La notte del 10 aprile 1991, a poche miglia dal porto di Livorno, la nave traghetto Moby Prince diretta ad Olbia si scontra con la petroliera Agip Abruzzo, prendendo fuoco: nell’incidente perdono la vita 140 persone tra equipaggio e passeggeri. L’inchiesta, conclusa frettolosamente, attribuisce le cause del disastro alla nebbia e all’equipaggio che avrebbe lasciato il governo della nave al pilota automatico per poter vedere la partita trasmessa in televisione. Sin da subito qualcosa non torna: le dichiarazioni ufficiali sono contraddette dai numerosi testimoni che, a terra, hanno potutto assistere al disastro. «Livorno ci vede con gli occhi» si sente nella richiesta di soccorso lanciata dalla petroliera via radio, perché di nebbia non ce n’era. I soccorsi indugiano, tardano, perdono tempo in manovre inutili mentre a bordo ci sono ancora persone vive. Perché? «Non era tecnicamente possibile mandare gli uomini a bordo», si difendono le autorità, mentre un eroico marinaio smentisce questa tesi salendo a bordo privo di equipaggiamento e riesce persino ad agganciare un cavo di rimorchio ad una bitta per impedire che la nave vada alla deriva. Addirittura una videocassetta contenente un filmato amatoriale registrato a bordo scompare per un anno, e quando ricompare una parte del nastro è stata rimossa. Solo cialtroneria tipicamente italiana, o dietro c’è qualcosa di più grande da nascondere? A poco a poco emerge uno scenario inquietante e sconcertante: testimonianze che non concordano con le dichiarazioni delle autorità, manomissioni, depistaggi, prove scomparse, navi non segnalate, ufficiali trasferiti, legami con l’eversione nera e la “strategia della tensione”, in un intreccio di politica internazionale, traffici d’armi, ecomafie e servizi segreti. Una matassa intricatissima di cui una giovane giornalista sembrava aver trovato un bandolo: si chiamava Ilaria Alpi, uccisa a Mogadiscio il 20 marzo 1994.
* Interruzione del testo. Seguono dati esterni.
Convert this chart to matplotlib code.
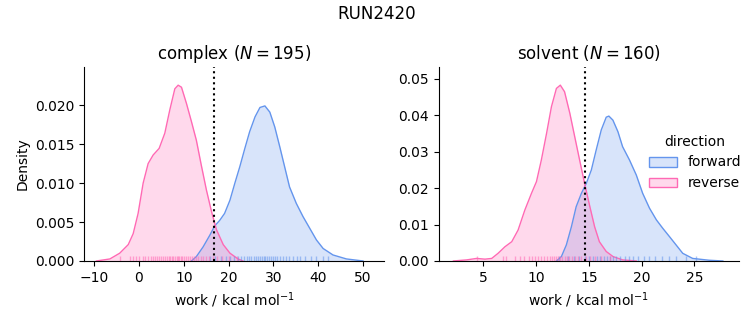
import numpy as np
import matplotlib.pyplot as plt
from matplotlib.patches import Patch
from matplotlib.colors import to_rgba

# density curves (x = work, y = density)
cx_rev = [-9.5, -6.5, -4.3, -2.4, -1.3, -0.2, 0.93, 2.04, 3.16, 4.5, 5.76, 6.88, 8.0, 8.74, 9.48, 10.6, 11.7,
          12.8, 13.9, 15.05, 16.2, 17.3, 18.8, 20.3, 22.1, 23.2]
cy_rev = [0, 0.00026, 0.001, 0.0021, 0.0035, 0.0061, 0.0100, 0.0125, 0.0136, 0.01445, 0.0164, 0.0194, 0.0221,
          0.02256, 0.0223, 0.0202, 0.0179, 0.0155, 0.0123, 0.0091, 0.0063, 0.0040, 0.0021, 0.001, 0.00026, 0]
cx_fwd = [11.7, 12.8, 14.3, 15.8, 16.9, 18.0, 19.1, 20.3, 21.4, 22.5, 23.6, 24.7, 25.9, 27.0, 28.1, 29.2, 30.3,
          31.4, 32.5, 33.6, 35.1, 36.6, 38.1, 39.6, 41.1, 43.3, 46.3, 50.0]
cy_fwd = [0, 0.00056, 0.0018, 0.0033, 0.0045, 0.0052, 0.0061, 0.0078, 0.0100, 0.0121, 0.0144, 0.0166, 0.0185,
          0.0197, 0.0199, 0.0191, 0.0172, 0.0147, 0.0121, 0.0095, 0.0074, 0.0057, 0.0042, 0.0027, 0.0016,
          0.00077, 0.00026, 0]

sx_rev = [2.17, 3.43, 4.37, 5.16, 5.8, 6.4, 7.05, 7.7, 8.3, 8.94, 9.57, 10.04, 10.5, 11.0, 11.46, 11.93, 12.3,
          12.7, 13.2, 13.66, 14.13, 14.6, 15.1, 15.55, 16.0, 16.65, 17.3, 18.2, 19.5]
sy_rev = [0, 0.0003, 0.0007, 0.0005, 0.0007, 0.0021, 0.0039, 0.0053, 0.0085, 0.014, 0.0186, 0.0218, 0.0277,
          0.0351, 0.0424, 0.0474, 0.0483, 0.0465, 0.0406, 0.0342, 0.0277, 0.0213, 0.0149, 0.0094, 0.0053,
          0.0026, 0.0012, 0.0003, 0]
sx_fwd = [11.93, 12.4, 12.87, 13.35, 13.8, 14.3, 14.76, 15.24, 15.7, 16.18, 16.65, 16.9, 17.28, 17.76, 18.2,
          18.86, 19.5, 20.1, 20.75, 21.4, 22.0, 22.64, 23.27, 23.9, 24.84, 26.4, 27.7]
sy_fwd = [0, 0.0012, 0.0044, 0.0094, 0.0149, 0.0186, 0.0213, 0.025, 0.0305, 0.036, 0.0395, 0.0398, 0.0387,
          0.0355, 0.0314, 0.0277, 0.0236, 0.0186, 0.0145, 0.0113, 0.009, 0.0067, 0.0044, 0.0021, 0.0007,
          0.0002, 0]

# rug samples (approximate positions)
rug_c_rev = [-4.3, -2.1, -1.3, -0.6, 0.1, 0.9, 1.4, 2.0, 2.6, 3.1, 3.5, 4.0, 4.4, 4.9, 5.3, 5.8, 6.2, 6.6, 7.0,
             7.3, 7.7, 8.0, 8.4, 8.7, 9.0, 9.3, 9.7, 10.1, 10.5, 10.9, 11.3, 11.8, 12.2, 12.7, 13.2, 13.8, 14.3,
             15.0, 15.7, 16.5, 17.4, 18.6, 20.1, 21.8]
rug_c_fwd = [15.8, 17.0, 18.3, 19.5, 20.4, 21.2, 22.0, 22.7, 23.4, 24.0, 24.6, 25.1, 25.6, 26.1, 26.6, 27.0,
             27.4, 27.8, 28.2, 28.6, 29.0, 29.4, 29.9, 30.4, 30.9, 31.5, 32.1, 32.8, 33.5, 34.3, 35.2, 36.0,
             37.1, 38.3, 39.5, 41.0, 42.2]
rug_s_rev = [4.4, 6.9, 7.2, 8.0, 8.5, 8.9, 9.3, 9.6, 9.9, 10.2, 10.5, 10.8, 11.0, 11.3, 11.5, 11.7, 11.9, 12.1,
             12.3, 12.5, 12.7, 12.9, 13.1, 13.4, 13.7, 14.0, 14.3, 14.7, 15.1, 15.6, 16.2, 17.0]
rug_s_fwd = [12.2, 13.0, 13.6, 14.1, 14.6, 15.0, 15.4, 15.8, 16.1, 16.4, 16.7, 17.0, 17.3, 17.6, 18.0, 18.4,
             18.8, 19.2, 19.7, 20.2, 20.7, 21.3, 21.9, 22.6, 23.3, 24.2, 25.2]

titles = ["complex ($N = 195$)", "solvent ($N = 160$)"]
cutoffs = [16.77, 14.6]
blue = "cornflowerblue"
pink = "hotpink"

fig, axes = plt.subplots(1, 2, figsize=(7.53, 3.25), dpi=100)
fig.subplots_adjust(left=0.112, right=0.981, bottom=0.197, top=0.794, wspace=0.183)

panels = [
    (cx_fwd, cy_fwd, cx_rev, cy_rev, rug_c_fwd, rug_c_rev),
    (sx_fwd, sy_fwd, sx_rev, sy_rev, rug_s_fwd, rug_s_rev),
]

for ax, (xf, yf, xr, yr, rf, rr), title, cut in zip(axes, panels, titles, cutoffs):
    ax.fill_between(xf, yf, color=blue, alpha=0.25, lw=0)
    ax.plot(xf, yf, color=blue, lw=1)
    ax.fill_between(xr, yr, color=pink, alpha=0.25, lw=0)
    ax.plot(xr, yr, color=pink, lw=1)
    tr = ax.get_xaxis_transform()
    ax.vlines(rf, 0, 0.025, transform=tr, color=blue, alpha=0.55, lw=1)
    ax.vlines(rr, 0, 0.025, transform=tr, color=pink, alpha=0.55, lw=1)
    ax.axvline(cut, color="black", ls=":", lw=1.5)
    ax.set_title(title)
    ax.set_xlabel("work / kcal mol$^{-1}$")
    ax.spines["top"].set_visible(False)
    ax.spines["right"].set_visible(False)

axes[0].set_xlim(-12.2, 54.7)
axes[0].set_ylim(0, 0.0249)
axes[0].set_xticks([-10, 0, 10, 20, 30, 40, 50])
axes[0].set_yticks([0, 0.005, 0.01, 0.015, 0.02])
axes[0].set_yticklabels(["0.000", "0.005", "0.010", "0.015", "0.020"])
axes[0].set_ylabel("Density")

axes[1].set_xlim(0.8, 29.2)
axes[1].set_ylim(0, 0.0533)
axes[1].set_xticks([5, 10, 15, 20, 25])
axes[1].set_yticks([0, 0.01, 0.02, 0.03, 0.04, 0.05])
axes[1].set_yticklabels(["0.00", "0.01", "0.02", "0.03", "0.04", "0.05"])

handles = [Patch(facecolor=to_rgba(blue, 0.25), edgecolor=blue),
           Patch(facecolor=to_rgba(pink, 0.25), edgecolor=pink)]
leg = fig.legend(handles, ["forward", "reverse"], title="direction", loc="center left",
                 bbox_to_anchor=(0.845, 0.5), frameon=False)

fig.suptitle("RUN2420", y=0.985)
fig.savefig("out.png")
Moby Prince la notte dei fuochi è un graphic novel che —attraverso il linguaggio efficace e diretto del fumetto— racconta i fatti di quella tragica notte e le successive indagini basandosi su eventi reali e documentati, addirittura utilizzando nei dialoghi «trascrizioni fedeli di registrazioni radio o dichiarazioni ufficiali», opportunamente evidenziate per la massima verificabilità. Anche i personaggi sono quasi tutti reali, con qualche licenza alla fantasia come nel caso degli investigatori della polizia scientifica che tuttavia, per evidenti necessità di sintesi, riassumono in sé le figure di «vari consulenti, periti ed addetti alle indagini». Un’inchiesta a fumetti su un mistero tuttora irrisolto e una pagina buia della recente storia italiana.